Besonders erschreckend dabei ist, daß die Kenntnis dieser Beeinflussung - die unterschwellig meistens vorhanden ist - nicht vor ihr schützt. Wenn man konsequent wäre, dürfte man eigentlich nichts mehr glauben, was einem die Medien als (sekundär zu erfahrende) Wirklichkeit servieren. Dann wäre man aber praktisch allen Themen unfähig, an den Debatten teilzunehmen, man wäre ein diskursiver Einsiedler. Diese soziale Selbstisolierung und die Selbstdarstellung als politisch inkompetent wird man unterbewußt scharf ablehnen. Die kognitive Dissonanz wird dazu führen, das Wissen von der Beeinflussung zu verdrängen.

Materialien:

  1. [ca. 45 Minuten Lesezeit] Der Essay von Graupe und Ötsch stellt die Kerngedanken von Lippmanns "Die öffentliche Meinung" ausführlich und sehr gut nachvollziehbar dar. Die Autoren beklagen zu Recht das viel zu geringe Bewußtsein der Öffentlichkeit, wie sehr sie medial beeinflußt wird, und den fehlenden Willen, Einfluß auf diese Beeinflussung zu nehmen und sie aktiv zu gestalten.

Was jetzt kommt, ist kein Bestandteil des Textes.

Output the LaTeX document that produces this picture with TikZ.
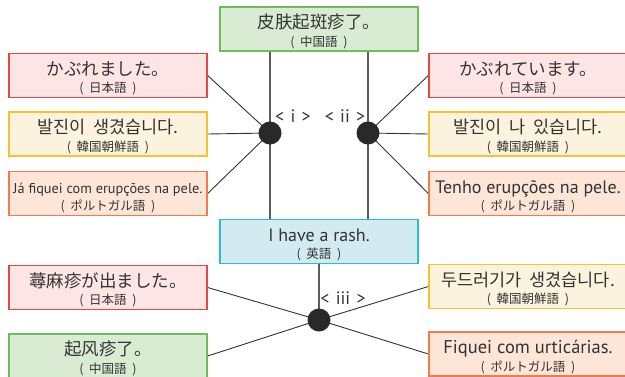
\documentclass[tikz,border=0pt]{standalone}
\usepackage{fontspec}
\usetikzlibrary{backgrounds}
\setmainfont{PT Sans}
\newfontfamily\jpfont{Noto Sans CJK JP}
\newfontfamily\zhfont{Noto Sans CJK SC}
\newfontfamily\krfont{Noto Sans CJK KR}
\definecolor{gfill}{RGB}{217,235,211}
\definecolor{gline}{RGB}{109,190,90}
\definecolor{rfill}{RGB}{253,228,229}
\definecolor{rline}{RGB}{232,71,63}
\definecolor{yfill}{RGB}{252,243,222}
\definecolor{yline}{RGB}{248,193,46}
\definecolor{ofill}{RGB}{253,230,216}
\definecolor{oline}{RGB}{239,124,74}
\definecolor{cfill}{RGB}{211,234,240}
\definecolor{cline}{RGB}{43,189,203}
\definecolor{ink}{RGB}{51,51,51}
\newcommand\mainsz{\fontsize{17.5}{19}\selectfont}
\newcommand\subsz{\fontsize{12.5}{14}\selectfont}
\newcommand\lang[1]{\jpfont\subsz(\hspace{0.45em}#1\hspace{0.45em})}
\newcommand\ksp{\hspace{0.45em}}
\newcommand\boxtexts[3]{%
  \node[maintext] at ([yshift=-22.5pt]#1.north) {#2};
  \node[subtext] at ([yshift=-40pt]#1.north) {#3};}
\begin{document}
\begin{tikzpicture}[x=1pt,y=-1pt,
  box/.style={draw, line width=1.3pt, minimum width=198pt, minimum height=44pt, inner sep=0pt},
  greenbox/.style={box, draw=gline, fill=gfill},
  redbox/.style={box, draw=rline, fill=rfill},
  yellowbox/.style={box, draw=yline, fill=yfill},
  orangebox/.style={box, draw=oline, fill=ofill},
  cyanbox/.style={box, draw=cline, fill=cfill},
  maintext/.style={anchor=base, inner sep=0pt, text=ink, font=\mainsz},
  subtext/.style={anchor=base, inner sep=0pt, text=ink},
  hub/.style={circle, fill=ink!80!black, minimum size=23pt, inner sep=0pt},
  link/.style={draw=ink, line width=0.9pt},
  vlink/.style={draw=ink!80, line width=1.1pt},
  tag/.style={inner sep=0pt, text=ink, font=\fontsize{18}{19}\selectfont}]
\useasboundingbox (0,0) rectangle (625,376);
% boxes
\node[greenbox] (zh1) at (319,29) {};
\node[cyanbox] (en) at (319,241.5) {};
\node[redbox] (jpL) at (108,75.5) {};
\node[yellowbox] (krL) at (108,134) {};
\node[orangebox] (ptL) at (108,193.5) {};
\node[redbox] (jpR) at (528,75.5) {};
\node[yellowbox] (krR) at (528,134) {};
\node[orangebox] (ptR) at (528,193.5) {};
\node[redbox] (jpB) at (108,287.5) {};
\node[greenbox] (zhB) at (108,356) {};
\node[yellowbox] (krB) at (528,286.5) {};
\node[orangebox] (ptB) at (528,354) {};
% hubs
\node[hub] (d1) at (270,133) {};
\node[hub] (d2) at (368,133) {};
\node[hub] (d3) at (319,320) {};
% connectors
\begin{pgfonlayer}{background}
\draw[vlink] (d1 |- zh1.south) -- (d1 |- en.north);
\draw[vlink] (d2 |- zh1.south) -- (d2 |- en.north);
\draw[vlink] (en.south) -- (d3.center);
\draw[link] (d1.center) -- (jpL.east);
\draw[link] (d1.center) -- (krL.east);
\draw[link] (d1.center) -- (ptL.east);
\draw[link] (d2.center) -- (jpR.west);
\draw[link] (d2.center) -- (krR.west);
\draw[link] (d2.center) -- (ptR.west);
\draw[link] (d3.center) -- (jpB.east);
\draw[link] (d3.center) -- (zhB.east);
\draw[link] (d3.center) -- (krB.west);
\draw[link] (d3.center) -- (ptB.west);
\end{pgfonlayer}
% texts
\boxtexts{zh1}{\zhfont 皮肤起斑疹了。}{\lang{中国語}}
\boxtexts{en}{\fontsize{18}{19}\selectfont I have a rash.}{\lang{英語}}
\boxtexts{jpL}{\jpfont かぶれました。}{\lang{日本語}}
\boxtexts{krL}{\krfont 발진이\ksp 생겼습니다.}{\lang{韓国朝鮮語}}
\boxtexts{ptL}{\fontsize{14.3}{16}\selectfont Já fiquei com erupções na pele.}{\lang{ポルトガル語}}
\boxtexts{jpR}{\jpfont かぶれています。}{\lang{日本語}}
\boxtexts{krR}{\krfont 발진이\ksp 나\ksp 있습니다.}{\lang{韓国朝鮮語}}
\boxtexts{ptR}{\fontsize{18}{19}\selectfont Tenho erupções na pele.}{\lang{ポルトガル語}}
\boxtexts{jpB}{\jpfont 蕁麻疹が出ました。}{\lang{日本語}}
\boxtexts{zhB}{\zhfont 起风疹了。}{\lang{中国語}}
\boxtexts{krB}{\krfont 두드러기가\ksp 생겼습니다.}{\lang{韓国朝鮮語}}
\boxtexts{ptB}{\fontsize{18.5}{19}\selectfont Fiquei com urticárias.}{\lang{ポルトガル語}}
\node[tag] (t1) at (293,116) {<\hspace{0.35em}i\hspace{0.35em}>};
\node[tag] (t2) at (345,116) {<\hspace{0.35em}ii\hspace{0.35em}>};
\node[tag] (t3) at (343,298) {<\hspace{0.35em}iii\hspace{0.35em}>};
\end{tikzpicture}
\end{document}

    Eine kompaktere, aber dennoch sehr gute Zusammenfassung von Lippmanns "Die öffentliche Meinung" bietet Schreyer (2018) (~11 Minuten Lesezeit).

    Aufgabe: Denken Sie darüber nach, bei welchen Themen Sie selber in einer Pseudoumwelt leben, also welche Ihrer Grundüberzeugungen auf Informationen aus dritter Hand beruhen, bei welchen Themen Sie glauben, daß Sie es sofort bemerken würden, wenn Nachrichten falsch oder unausgewogen sind, und was Sie selber gegen die Apathie der Öffentlichkeit tun können.

  2. [44 Minuten Video] Lippmann postuliert ein grundsätzlich negatives Bild von der Mündigkeit und Politikfähigkeit normaler Menschen. Dabei macht er allerdings einige Annahmen, die (für einen Demokraten) moralisch fragwürdig sind, ferner sind sie empirisch widerlegt. Mausfeld (2018) vergleicht hierzu das Mündigkeits- und Demokratieverständnis von Lippmann und dem John Dewey, einem zum Pragmatismus gehörigen Philosophen. Dewey kontert Lippmanns Argument, das gemeine Volk sei politikunfähig, mit dem Hinweis, dieser Vorwurf sei gegenstandslos, solange wesentliche Informationen nur den Eliten zugänglich sind und der Öffentlichkeit vorenthalten werden. Die Überforderung des Einzelnen sei ebenfalls der falsche Blickwinkel, denn die Öffentlichkeit arbeite arbeitsteilig und sei als Kollektiv genauso oder sogar besser politikfähig als die Eliten. Entscheidende Voraussetzung hierfür sei ein unbeschädigter Debattenraum und der Zugang zu allen relevanten Informationen.

    Aufgabe: Denken Sie darüber nach, ob es im Zeitalter der hochgerüsteten Lobby-Gruppen so etwas wie einen unbeschädigter Debattenraum geben kann und was ggf. zu tun ist, um ihn zu schützen.

  3. [12 Minuten Lesezeit] Wer immer noch nicht genug hat, kann noch ein interessantes Interview mit Walter Ötsch lesen. Ötsch hat zusammen mit Silja Graupe eine deutsche Übersetzung von "Public opinion", ergänzt durch ein ausführliches Vorwort, vorgelegt.